Ruth Bader Ginsburg, her face now lit up in 20,000 tampons
Well, well, well, what woman wouldn't aspire to have one of these?
We can't stop looking at the inspiring artwork at the newly opened Hotel Zena, conceptualized by @DDA__Inc! Check out this portrait of the late Justice Ruth Bader Ginsburg using 20,000 hand-painted tampons! https://t.co/fvkWHROAVB #RBG #hotelnews #hoteldesign pic.twitter.com/kODlhagDWY
— Boutique Design (@BoutiqueDesign) October 9, 2020
It's the late Supreme Court Justice Ruth Bader Ginsburg, with her image done up in 20,000 "sustainable and organic" tampons at a newly revamped old motel now called Hotel Zena. That's not a joke, I did a deep dive into the two artists' statements and that's what one of them, Andrea Sheehan, actually said. The entire art collection, complete with a wall of fame featuring Angela Davis, Rigoberta Menchu, Jane Fonda and other icons of the left, as well as women who married their way into money such as Melinda Gates and Michelle Obama, can be viewed here and here. But the tampon art is getting all the attention.
She added:
"We then brought on our longtime collaborator, Julie Coyle, who began experimenting with different tampon types to gauge stability. She and her team then created the speciality pegboard filled with nearly 20,000 hand-painted tampons of the 'notorious' RBG, notorious for her fearless, and often humorous and controversial, advocacy of women."
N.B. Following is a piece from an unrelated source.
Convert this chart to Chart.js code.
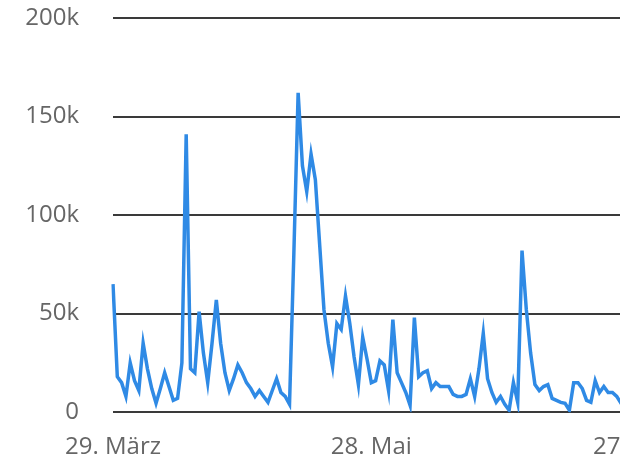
<!DOCTYPE html>
<html>
<head>
<meta charset="utf-8">
<script src="https://cdn.jsdelivr.net/npm/chart.js@4"></script>
<style>
  html, body { margin: 0; padding: 0; background: #fff; overflow: hidden; }
  #wrap { width: 620px; height: 463px; overflow: hidden; }
</style>
</head>
<body>
<div id="wrap"><canvas id="chart" width="680" height="463"></canvas></div>
<script>
  "use strict";

  // daily values (thousands), starting 29. März
  var dailyValues = [
    65, 18, 15, 8, 25, 16, 11, 35, 22, 12,
    4.5, 12, 20, 13, 6, 7, 25, 141, 22, 20,
    51, 30, 15, 35, 57, 35, 20, 11, 17, 24,
    20, 15, 12, 8, 11, 8, 5, 11, 17, 10,
    8, 4, 80, 162, 125, 112, 131, 118, 85, 52,
    35, 23, 45, 42, 59, 45, 28, 14, 38, 27,
    15, 16, 26, 24, 11, 47, 20, 15, 10, 3.5,
    48, 18, 20, 21, 12, 15, 13, 13, 13, 9,
    8, 8, 9, 17, 8, 22, 40, 17, 10, 5,
    8, 4, 1, 15, 5, 82, 52, 30, 14, 11,
    13, 14, 7, 6, 5, 4.5, 1, 15, 15, 12,
    6, 5, 16, 10, 13, 10, 10, 8, 4.5, 6,
    9, 12, 8, 5, 7, 10, 6, 4
  ];

  var monthNames = ["Jan.", "Feb.", "März", "April", "Mai", "Juni", "Juli", "Aug.", "Sept.", "Okt.", "Nov.", "Dez."];
  var startDate = new Date(2020, 2, 29);
  var tickEvery = 60;
  var yTicks = [0, 50000, 100000, 150000, 200000];

  // build the day labels from the start date
  var dayLabels = dailyValues.map(function (v, i) {
    var d = new Date(startDate.getFullYear(), startDate.getMonth(), startDate.getDate() + i);
    return d.getDate() + ". " + monthNames[d.getMonth()];
  });

  var fontFamily = "'Open Sans', 'Noto Sans', sans-serif";

  new Chart(document.getElementById("chart"), {
    type: "line",
    data: {
      labels: dayLabels,
      datasets: [
        {
          label: "Wert",
          data: dailyValues.map(function (v) { return v * 1000; }),
          borderColor: "#2f8ae5",
          borderWidth: 3.5,
          pointRadius: 0,
          tension: 0,
          fill: false,
        },
      ],
    },
    options: {
      responsive: false,
      animation: false,
      layout: { padding: { top: 18, right: 13, bottom: -12, left: 0 } },
      plugins: {
        legend: { display: false },
        tooltip: { enabled: false },
      },
      scales: {
        x: {
          offset: false,
          grid: { display: false },
          border: { display: false },
          ticks: {
            autoSkip: false,
            maxRotation: 0,
            padding: 13,
            color: "#666",
            font: { family: fontFamily, size: 24 },
            callback: function (v, i) {
              return i % tickEvery === 0 ? this.getLabelForValue(v) : null;
            },
          },
        },
        y: {
          min: 0,
          max: 200000,
          afterFit: function (scale) { scale.width = 113; },
          afterBuildTicks: function (scale) {
            scale.ticks = yTicks.map(function (v) { return { value: v }; });
          },
          // invisible tick marks keep the labels away from the grid
          grid: { color: "#3a3a3a", lineWidth: 2, drawTicks: true, tickLength: 34, tickColor: "rgba(0,0,0,0)" },
          border: { display: false },
          ticks: {
            padding: 0,
            color: "#666",
            font: { family: fontFamily, size: 24 },
            callback: function (v) { return v === 0 ? "0" : v / 1000 + "k"; },
          },
        },
      },
    },
  });
</script>
</body>
</html>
Just what any woman wants, tampon stability and her image up in tampons of various warm colors. Hand-painted, of course, as if this sort of thing could even be done by, to put it delicately, tampon usage, or else machine.
The artists claim it was done with 'utmost respect' with Sheehan claiming she got the idea after waking up with tampon ideas filling her head from a dream. But it's hard to think that even Ruth Bader Ginsburg would personally see it that way. She had a lot of traditional things about her and not just her friendship with the late Supreme Court Justice Antonin Scalia. She liked classical opera, not avant garde post-modern art. She wore an old-fashioned lace collar. Letting it all hang out, which is the leftist message in putting tampons in every viewer's face, is rather the opposite of that.
Why not use dirty dishrags, or used toilet paper? It'd make about as much sense. In art, context matters. This isn't really about honoring Ginsburg and how she preferred to present herself, it's about the left honoring the left and its shibboleths.
Legal Insurrection, which has an entertaining blog about this, notes that the left seems to be utterly obsessed with tampons, wearing them as earrings, placing them in men's rooms, demanding free ones, as well as coming up with the concept of 'tampon justice,' something I don't think I want to look up whatever it is. Tampons really excite the left.
As far as its art value goes, well, in the past, artists prided themselves on using the finest materials. You don't get junk paints, you save up and buy pure ones, because you need to have your works last. That concept goes out the windows with the entire composition of this as disposable, biodegradable tampons in Ruth Bader Ginsburg's face. Maybe the righties will say it serves her right for her political courtroom positions.